◆ **Source data**:
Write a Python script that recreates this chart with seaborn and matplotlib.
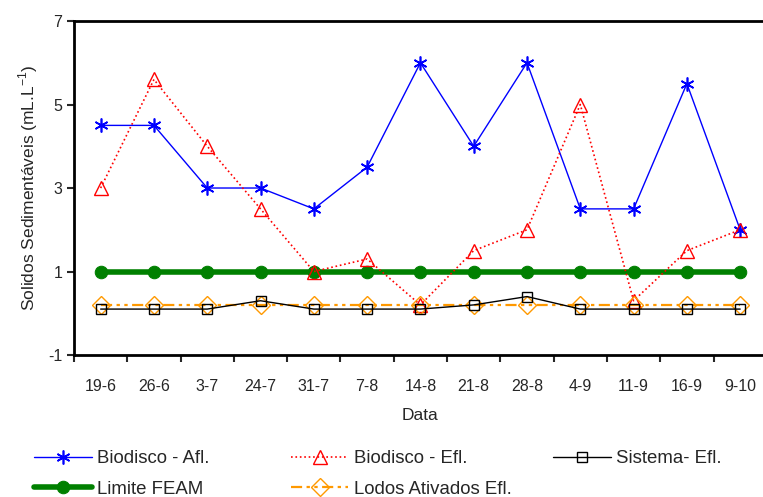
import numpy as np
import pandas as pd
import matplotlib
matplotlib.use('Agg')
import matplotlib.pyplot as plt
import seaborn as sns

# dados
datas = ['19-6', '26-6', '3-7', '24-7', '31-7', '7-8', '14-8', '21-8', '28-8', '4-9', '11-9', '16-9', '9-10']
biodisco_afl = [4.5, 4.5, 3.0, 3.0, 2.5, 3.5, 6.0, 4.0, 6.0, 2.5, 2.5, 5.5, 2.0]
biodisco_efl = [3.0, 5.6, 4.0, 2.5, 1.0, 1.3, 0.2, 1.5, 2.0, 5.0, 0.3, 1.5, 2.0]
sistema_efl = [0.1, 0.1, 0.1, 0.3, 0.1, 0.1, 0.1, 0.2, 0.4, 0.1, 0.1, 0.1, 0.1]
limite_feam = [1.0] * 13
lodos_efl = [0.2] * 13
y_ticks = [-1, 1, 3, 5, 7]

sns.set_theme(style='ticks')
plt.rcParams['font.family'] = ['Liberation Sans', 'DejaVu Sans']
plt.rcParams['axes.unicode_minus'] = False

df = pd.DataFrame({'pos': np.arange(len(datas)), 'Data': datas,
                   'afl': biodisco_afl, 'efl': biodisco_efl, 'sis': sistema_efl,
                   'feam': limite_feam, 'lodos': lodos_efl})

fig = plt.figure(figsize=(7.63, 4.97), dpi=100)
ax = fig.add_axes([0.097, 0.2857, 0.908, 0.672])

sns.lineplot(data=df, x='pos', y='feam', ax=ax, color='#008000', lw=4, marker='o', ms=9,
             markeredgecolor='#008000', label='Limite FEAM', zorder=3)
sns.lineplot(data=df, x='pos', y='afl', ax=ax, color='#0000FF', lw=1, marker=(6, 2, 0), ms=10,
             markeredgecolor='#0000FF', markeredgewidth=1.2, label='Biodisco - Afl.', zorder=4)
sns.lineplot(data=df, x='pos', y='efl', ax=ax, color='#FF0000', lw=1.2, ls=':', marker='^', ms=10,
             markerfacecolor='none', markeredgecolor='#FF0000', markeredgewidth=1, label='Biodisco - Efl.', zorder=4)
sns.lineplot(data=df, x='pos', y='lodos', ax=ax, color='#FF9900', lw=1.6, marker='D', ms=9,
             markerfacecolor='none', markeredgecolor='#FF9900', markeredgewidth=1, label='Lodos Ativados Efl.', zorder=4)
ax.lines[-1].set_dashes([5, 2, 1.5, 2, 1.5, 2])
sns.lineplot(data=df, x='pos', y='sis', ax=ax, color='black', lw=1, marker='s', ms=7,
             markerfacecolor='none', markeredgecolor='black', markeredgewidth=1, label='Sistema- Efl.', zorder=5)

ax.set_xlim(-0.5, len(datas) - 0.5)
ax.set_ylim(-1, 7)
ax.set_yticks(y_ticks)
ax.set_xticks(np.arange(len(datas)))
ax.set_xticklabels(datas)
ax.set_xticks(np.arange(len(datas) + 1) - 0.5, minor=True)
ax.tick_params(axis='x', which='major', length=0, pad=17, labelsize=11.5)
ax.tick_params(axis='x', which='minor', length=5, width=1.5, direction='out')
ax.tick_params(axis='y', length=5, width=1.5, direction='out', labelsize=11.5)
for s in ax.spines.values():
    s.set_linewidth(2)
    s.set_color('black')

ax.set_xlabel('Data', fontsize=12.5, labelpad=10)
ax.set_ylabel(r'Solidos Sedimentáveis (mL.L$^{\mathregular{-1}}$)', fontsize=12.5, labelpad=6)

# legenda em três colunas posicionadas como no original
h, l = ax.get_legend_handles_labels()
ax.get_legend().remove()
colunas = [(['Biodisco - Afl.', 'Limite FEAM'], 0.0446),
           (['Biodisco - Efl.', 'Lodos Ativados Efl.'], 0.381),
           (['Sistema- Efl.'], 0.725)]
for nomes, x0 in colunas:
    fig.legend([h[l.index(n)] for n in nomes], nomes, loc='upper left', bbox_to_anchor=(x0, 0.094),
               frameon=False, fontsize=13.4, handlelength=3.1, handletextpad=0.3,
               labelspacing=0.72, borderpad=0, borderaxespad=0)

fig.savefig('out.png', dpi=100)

◆ **Exercise description**:
Please repeat exactly the data above from its first line to the line that contains "ax = fig.add_axes([0.097, 0.2857, 0.908, 0.672])", inclusive, and leave every picture out.

◆ **The reply**:
Write a Python script that recreates this chart with seaborn and matplotlib.
import numpy as np
import pandas as pd
import matplotlib
matplotlib.use('Agg')
import matplotlib.pyplot as plt
import seaborn as sns

# dados
datas = ['19-6', '26-6', '3-7', '24-7', '31-7', '7-8', '14-8', '21-8', '28-8', '4-9', '11-9', '16-9', '9-10']
biodisco_afl = [4.5, 4.5, 3.0, 3.0, 2.5, 3.5, 6.0, 4.0, 6.0, 2.5, 2.5, 5.5, 2.0]
biodisco_efl = [3.0, 5.6, 4.0, 2.5, 1.0, 1.3, 0.2, 1.5, 2.0, 5.0, 0.3, 1.5, 2.0]
sistema_efl = [0.1, 0.1, 0.1, 0.3, 0.1, 0.1, 0.1, 0.2, 0.4, 0.1, 0.1, 0.1, 0.1]
limite_feam = [1.0] * 13
lodos_efl = [0.2] * 13
y_ticks = [-1, 1, 3, 5, 7]

sns.set_theme(style='ticks')
plt.rcParams['font.family'] = ['Liberation Sans', 'DejaVu Sans']
plt.rcParams['axes.unicode_minus'] = False

df = pd.DataFrame({'pos': np.arange(len(datas)), 'Data': datas,
                   'afl': biodisco_afl, 'efl': biodisco_efl, 'sis': sistema_efl,
                   'feam': limite_feam, 'lodos': lodos_efl})

fig = plt.figure(figsize=(7.63, 4.97), dpi=100)
ax = fig.add_axes([0.097, 0.2857, 0.908, 0.672])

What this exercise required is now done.